The festival of Diwali is associated with many rituals and customs. One such custom is Kali Chaudas or Narak Chaturdasi. While it is a part of Diwali celebrations, it is also associated with dark faiths and evil folklores.
This festival is observed on the 14th day of the waning moon to commemorate the killing of a demon by Maha-Kali and Lord Krishna, according to legends, earning it the name Kali Chaudas, where "Kali" means dark or evil, and "Chaudas" signifies fourteen. It typically falls one day before Diwali and is accompanied by numerous rituals aimed at dispelling laziness and evil, which are believed to create hell in our lives. According to astrology, worshiping goddess Kali on this day is believed to alleviate all the negative aspects of our life that may result from an ill-placed Rahu.

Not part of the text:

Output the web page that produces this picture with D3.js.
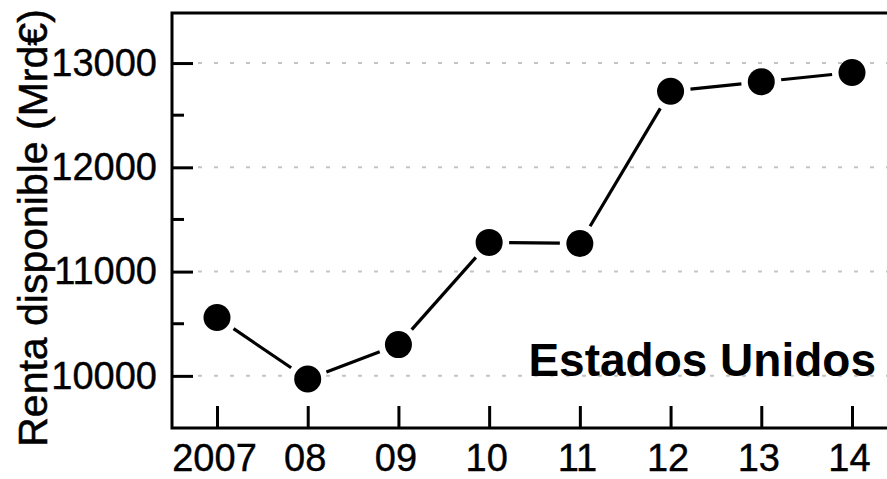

Many rituals are associated with the festival, primarily practiced by the people of western India. Abhyang Snan or a holy bath is taken by all members of the family early in the morning. Some individuals read and act out the story of the defeat of the demon Narakasura by Lord Krishna and Goddess Kali through skits or performances. Others observe a fast as a mark of respect to Kali Maa. During the Maha Nishita period, Kali Chaudas rituals are conducted by visiting a cremation site and offering puja to the Goddess of Darkness and Veer Vetal. Some people perform the ritual of crushing a bitter berry, often made of clay or cow dung, symbolizing the defeat of evil forces.
Vadas (fritters) are prepared and placed on char rasta (four-way lane) to remove negativity from the house. While some oppose this idea, considering it a waste of food and superstition, others believe it helps lure negative energies away from the home.
Narakasura Vadh - The Killing of the Demon Narkasura
There are many legends related to why this day is celebrated. The most common and accepted belief revolves around Narakasura Vadh, the killing of the demon Narkasura. Narkasura was one of the ferocious Rakshasas, the demon sons of goddess Bhudevi and Varaha (Vishnu). He was a formidable demon king who had grown extremely strong and despotic. He captured numerous kingdoms, imprisoned a great number of innocent individuals, and posed a threat to gods as well. To stop this menace, the gods asked Lord Krishna, an incarnation of Lord Vishnu, to bring an end to this, and he killed Narkasura in a fierce battle. Thus, Narak Chaturdashi is celebrated to mark the victory of good over evil before Diwali.
There are various other legends, such as the story of Lord Hanuman swallowing the sun in his childhood when he was hungry. As he swallowed the entire Sun, the entire universe plunged into darkness. Witnessing this, Lord Indra requested him to return the Sun, but he refused to do so. In a fit of rage, Indra unleashed his vajra and knocked Hanuman down to the ground, forcing him to release the Sun.
Another belief states that this day is celebrated to commemorate the defeat of one of the most dangerous demons, Raktabija, by Kali Maa.
Though the exact origin of Kali Chaudas is not known, it is celebrated with the aim of dispelling evil spirits from one's life and making space for positive energies.